Over and above this we also provide a project all-risks cover, right down to the raw materials being used. People are not forgotten. The nature of working with heavy equipment or underground can sometimes result in injury and, given that some projects are in remote areas, the liability risk has to include the injury, rescue and possible medical evacuation. Furthermore, we also cover travel risks for employees.

Companies in SA, having been awarded a high-value African project, generally send their most qualified, valuable staff to oversee the contract. Should something happen to critical staff, they too will need to be evacuated, usually back to SA.

‘We follow the same strategy, including those within the global community’

Q: You recently introduced a product for the African market, Seamless insurance. How does it work?
A: Typically, a broad range of risks on a project are covered by a number of different insurers. Insurer A would cover engineering risk, while insurer B handles project liability and so on through the asset range. Complicating this is that each project has a timeline of phases, so defining when one period starts and the other stops can be a challenge, such as moving from construction to maintenance and into the operations period.

If there are three insurers working on the same project with differing criteria, gaps in cover can manifest at the claims stage. When this happens brokers, insurers and clients engage in legal disputes and the project sits idle. Brokers have also found it difficult to deal with a number of different insurers with varying cover protocols.

We’ve responded to this problem with the introduction last year of the Seamless insurance product. It provides a single policy for a project covering the typical six or seven insurance risks. In other words, from start to finish, one insurer equals seamless cover.

Q: In Africa, What payout margins are you currently experiencing?
A:
We have been fortunate that projects we insure have generally been successful. To give you an idea, on a gross loss ratio basis we are at 60%. So for every $100 of premiums we receive, we are paying $60.

Frequency is not the issue; it’s the value that counts. You could, for example, pay out excessively for one project in a group of six, while the others run fluidly. We haven’t seen many incidents at all but that is because we exercise extreme care when evaluating projects.

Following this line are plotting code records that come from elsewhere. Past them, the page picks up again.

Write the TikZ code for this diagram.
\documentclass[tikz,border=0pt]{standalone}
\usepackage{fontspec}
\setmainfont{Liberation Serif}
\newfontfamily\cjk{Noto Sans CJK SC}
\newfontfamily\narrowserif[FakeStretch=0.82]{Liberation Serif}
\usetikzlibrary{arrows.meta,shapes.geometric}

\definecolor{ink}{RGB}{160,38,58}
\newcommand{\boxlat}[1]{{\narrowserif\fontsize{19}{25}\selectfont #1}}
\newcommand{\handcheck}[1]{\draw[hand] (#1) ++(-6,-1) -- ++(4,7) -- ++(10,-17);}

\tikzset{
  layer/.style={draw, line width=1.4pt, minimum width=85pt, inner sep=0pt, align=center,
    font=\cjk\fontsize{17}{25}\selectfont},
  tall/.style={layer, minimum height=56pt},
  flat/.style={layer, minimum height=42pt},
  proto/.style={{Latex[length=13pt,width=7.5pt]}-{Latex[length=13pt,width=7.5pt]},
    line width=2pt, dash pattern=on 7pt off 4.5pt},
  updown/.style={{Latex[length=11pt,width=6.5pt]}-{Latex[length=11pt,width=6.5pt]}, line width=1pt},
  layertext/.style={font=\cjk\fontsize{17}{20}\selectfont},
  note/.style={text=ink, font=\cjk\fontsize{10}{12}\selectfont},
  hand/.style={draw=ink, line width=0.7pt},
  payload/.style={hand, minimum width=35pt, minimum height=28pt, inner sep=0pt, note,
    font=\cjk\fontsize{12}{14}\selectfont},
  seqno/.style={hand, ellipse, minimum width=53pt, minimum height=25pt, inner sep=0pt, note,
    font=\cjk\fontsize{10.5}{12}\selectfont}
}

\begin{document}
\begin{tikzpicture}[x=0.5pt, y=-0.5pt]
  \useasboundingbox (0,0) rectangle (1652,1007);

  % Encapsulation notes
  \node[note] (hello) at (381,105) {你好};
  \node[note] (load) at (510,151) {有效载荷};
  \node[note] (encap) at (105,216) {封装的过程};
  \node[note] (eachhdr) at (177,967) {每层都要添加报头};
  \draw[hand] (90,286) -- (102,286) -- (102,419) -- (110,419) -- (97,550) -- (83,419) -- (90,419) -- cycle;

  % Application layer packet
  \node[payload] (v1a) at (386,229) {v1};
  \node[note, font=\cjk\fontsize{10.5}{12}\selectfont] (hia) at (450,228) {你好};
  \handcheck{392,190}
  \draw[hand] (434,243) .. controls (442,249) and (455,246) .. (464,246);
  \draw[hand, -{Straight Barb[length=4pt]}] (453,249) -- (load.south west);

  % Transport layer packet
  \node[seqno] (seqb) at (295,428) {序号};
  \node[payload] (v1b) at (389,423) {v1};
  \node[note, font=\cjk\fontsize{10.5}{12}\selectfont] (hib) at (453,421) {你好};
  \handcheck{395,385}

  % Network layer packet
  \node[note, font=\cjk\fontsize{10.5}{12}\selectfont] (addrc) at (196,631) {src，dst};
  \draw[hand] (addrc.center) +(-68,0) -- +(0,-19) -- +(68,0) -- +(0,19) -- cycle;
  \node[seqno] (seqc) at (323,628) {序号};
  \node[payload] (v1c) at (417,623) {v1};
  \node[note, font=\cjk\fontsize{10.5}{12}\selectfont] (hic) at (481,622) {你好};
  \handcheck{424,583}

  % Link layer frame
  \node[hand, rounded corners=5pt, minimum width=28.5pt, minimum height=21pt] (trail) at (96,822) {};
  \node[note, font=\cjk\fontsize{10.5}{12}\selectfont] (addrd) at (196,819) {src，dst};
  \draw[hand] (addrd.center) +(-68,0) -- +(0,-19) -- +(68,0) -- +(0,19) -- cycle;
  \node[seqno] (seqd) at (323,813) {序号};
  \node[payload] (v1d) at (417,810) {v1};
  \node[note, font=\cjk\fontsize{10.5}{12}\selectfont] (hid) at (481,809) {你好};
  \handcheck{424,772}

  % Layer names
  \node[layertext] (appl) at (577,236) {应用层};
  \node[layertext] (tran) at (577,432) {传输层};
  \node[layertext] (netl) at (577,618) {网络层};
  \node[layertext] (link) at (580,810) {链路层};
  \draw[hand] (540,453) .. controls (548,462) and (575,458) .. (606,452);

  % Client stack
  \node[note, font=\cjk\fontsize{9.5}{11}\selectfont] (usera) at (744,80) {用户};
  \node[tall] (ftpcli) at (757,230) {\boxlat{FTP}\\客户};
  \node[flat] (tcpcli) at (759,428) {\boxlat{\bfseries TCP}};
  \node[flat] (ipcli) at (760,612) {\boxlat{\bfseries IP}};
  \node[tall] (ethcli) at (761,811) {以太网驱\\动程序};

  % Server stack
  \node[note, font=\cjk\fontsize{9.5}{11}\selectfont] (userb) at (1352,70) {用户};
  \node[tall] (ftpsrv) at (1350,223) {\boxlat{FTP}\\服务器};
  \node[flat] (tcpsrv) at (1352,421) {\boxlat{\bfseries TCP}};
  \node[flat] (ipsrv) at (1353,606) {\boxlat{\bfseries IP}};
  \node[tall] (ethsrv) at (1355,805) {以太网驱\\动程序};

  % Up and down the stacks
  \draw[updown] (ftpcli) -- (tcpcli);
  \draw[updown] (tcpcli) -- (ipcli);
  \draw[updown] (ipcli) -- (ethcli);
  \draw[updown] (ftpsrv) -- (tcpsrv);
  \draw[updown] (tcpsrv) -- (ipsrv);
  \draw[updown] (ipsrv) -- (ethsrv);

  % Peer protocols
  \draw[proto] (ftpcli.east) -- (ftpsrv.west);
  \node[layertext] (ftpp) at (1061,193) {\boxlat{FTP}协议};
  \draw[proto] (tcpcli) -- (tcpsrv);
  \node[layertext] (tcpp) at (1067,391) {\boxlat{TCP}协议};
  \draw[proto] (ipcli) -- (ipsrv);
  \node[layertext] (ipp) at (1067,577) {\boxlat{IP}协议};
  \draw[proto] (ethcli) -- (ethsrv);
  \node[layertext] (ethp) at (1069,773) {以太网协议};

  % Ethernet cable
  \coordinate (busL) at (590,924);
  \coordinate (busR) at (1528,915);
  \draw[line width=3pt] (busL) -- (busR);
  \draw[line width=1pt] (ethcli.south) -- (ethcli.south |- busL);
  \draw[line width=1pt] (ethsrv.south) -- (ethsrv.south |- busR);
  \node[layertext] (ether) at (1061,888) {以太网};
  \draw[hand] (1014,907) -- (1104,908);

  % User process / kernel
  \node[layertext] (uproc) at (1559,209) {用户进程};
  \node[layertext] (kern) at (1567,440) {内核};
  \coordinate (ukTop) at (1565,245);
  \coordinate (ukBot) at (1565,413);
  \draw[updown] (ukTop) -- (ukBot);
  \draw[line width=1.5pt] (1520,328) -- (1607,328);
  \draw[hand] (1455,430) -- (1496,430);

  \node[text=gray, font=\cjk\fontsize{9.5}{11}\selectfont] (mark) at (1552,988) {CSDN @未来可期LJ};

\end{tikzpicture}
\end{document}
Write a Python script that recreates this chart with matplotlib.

It’s usually quite easy to see the inevitability of certain risks and we also don’t go where we have no experience. For instance, we are not comfortable with offshore oil and gas projects –we don’t have that capability as yet – but onshore oil and gas, definitely. We are also governed by international and UN territorial restrictions, which means we are unable to underwrite in certain countries.

Q: Regarding criteria, what are Santam’s in terms of reinsurance partnerships, and how competent are they really?
A: There are numerous but it depends on the project being insured. We assess the strength of the contracts and quality of the work. But remember that at the very base of this is that we understand how important infrastructure is to any economy. Mega projects usually have state interests, including community servicing, so we see our business as a catalyst that helps projects manifest, and people grow.

With that in mind, we look for knowledgeable risk advisors and brokers, who have a good reputation and like-minded interests. This synchronicity is most valuable when a project crosses borders, such as a transnational road. We may see it as one project underwriting all risks, and even if there is a single contractor, we may need to deal with individual and differing national protocols.

This is why we look to build relationships that allow us to access local expertise and thereby ensure complete compliance.

I believe there is a strong body of reinsurers and brokers in Africa. Not only do they have an intimate knowledge of local conditions, but they understand the local risks. As a financier or project owner, you want to know you are adequately covered so that when something goes wrong, you are assured of your insurance partner’s ability to pay.